Catacomb Resident Blog

The Faith of Abraham and Christ

28 March 2022

The New Testament says that the faith of Abraham prefigures our faith in Christ. That should mean to you that there might be lacking some fullness of implications, but the fundamental nature is unchanged. Faith is faith regardless of the context.

We need to understand what faith would have meant for Abraham. We should strive to get inside of his head. Aside from the few specific episodes of his life recorded in the Bible, all we have to go on is the broader cultural background from which he was born -- the murky depths of Akkadian, Aramean and Sumerian cultures. What can we know of such things?

They would have maintained a consciousness of two realms of existence. The realm of human living was one thing; the eternal realm was another. They were fully conscious that the human intellect is incapable of dealing with the latter. They would not have presumed to speak of eternal things in concrete human terms. Rather, they would always have used parables and symbolism. That was built into most Ancient Near Eastern languages; many of them were like Hebrew, in which the bulk of the language was inherently symbolic. In Hebrew, a parabolic reference is the default assumption until it's obvious that the literal meaning is indicated.

The burden of recognizing the boundaries of symbolism versus concrete literalism was upon the individual. It was wired into the language and intellectual assumptions of the culture. It's quite common for modern scholars attempting to translate those Ancient Near Eastern languages to miss the point, because the intellectual assumptions are so radically different from the West. You typically have public pronouncements that the ancients said and believed some of the craziest nonsense because some self-promoting scholar doesn't actually understand the culture. Most of what you hear through the MSM is from inferior scholars who don't get it.
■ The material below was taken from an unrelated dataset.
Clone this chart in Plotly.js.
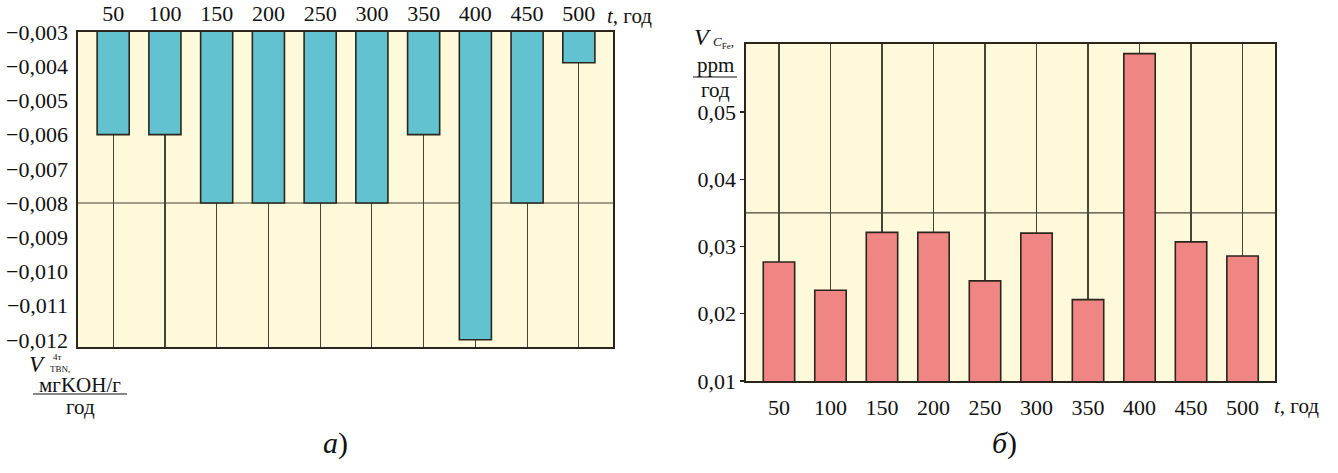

Example: In Hebrew, the term elohim is used mostly in parable. The actual root meaning is not translatable into English. It's a reference to having a significant amount of moral authority to decide and act, conveying the idea of being the company of gods. The word is grammatically plural. It can be used to indicate many different things, depending on the context. We are used to thinking of it as a nickname for the One True God, but it was also used to indicate both angelic authorities and human authorities among other things. You are supposed to make sure you first understand all the common intellectual assumptions about the culture first, then try to understand how the word is used in a given narrative.

Another example is the Hebrew word baal. It generally translates as a generic term for lordship in the sense of feudal authority. We are used to seeing that as the nickname for a class of pagan deities. However, a Hebrew woman would address her husband as "my baal", meaning she called him "lord" in the feudal sense. It's roughly equivalent to the English usage of "Sir" as a title. If you were to see how often and where it shows up in the Hebrew text of the Old Testament, you'd get lost very quickly if you tried to restrict the meaning of the word.

Hebrew language is not meant convey truth, as if words were containers. Rather, Hebrew language is sign posts to truth you must personally explore, and truth is a living being we get to know. The notion of "propositional truth" would be ludicrous to anyone from the Ancient Near East. Ultimate truth is whatever God thinks, and the whole notion includes the image of interacting with Him personally. The western notion that truth could exist independent of God would be blasphemous. There could never be "objective truth" in the Ancient Near East. Rather, truth is inherently moral in nature, not factual. One must become acquainted with truth as a Person, not as a static thing.

In both of those examples above, we see that the words are most often used in a symbolic sense. The problem is that most western Christian leaders confuse the symbolic and literal use of language in the Hebrew culture. Their instinct is to read things literally when such is seldom the intent, and take as symbolic things the Hebrews meant literally.

So Abraham would have meant it literally when he suggested that the natural world sings to him of the greatness of his God. But that's because Abraham was educated in a heart-centered culture, where the intellect is an untrustworthy part of the fallen flesh, closed by default to moral truth. The heart does hear nature sing of the glory of the Lord, in a literal sense. Meanwhile, God does not use literal hands to move things. If nothing else, the angels are His "hands" for such things.

The only way we can understand the heart-borne awareness is because some scholars have figured it out in trying to grasp what the Ancient Near Eastern writings convey. They consistently say things like, "In the Bible, the heart is the seat of the will." In this context, "the will" is the capacity for faith and commitment in full conviction. And translators realize that the Old Testament verbiage is filled with references to not trusting in what man can come up with, as a warning that the intellect is fallen.

Where we fail is that we don't embrace this fully in faith. We don't let it seep into the full range of our conscious awareness. The western world around us constantly tries to pickle us in the notion that human intellect is not fallen, but that it is the highest faculty of man. Abraham would not have struggled with such nonsense; it was foreign to his world. He would regard this mortal existence as shadowy mists, not entirely real. He would have assumed it was necessary to enter into a higher consciousness in order to see the moral truth of things. Thus, a primary duty of men in his day was to invest the time in contemplation so that the mind could be subjected to the divine and begin to recognize the moral truth of things.

This would have been the way Jesus' mind worked, as well. As the quintessential Hebrew, the ultimate human judge of what it meant to be Hebrew, this would have been His normal. Are you going to follow Christ all the way?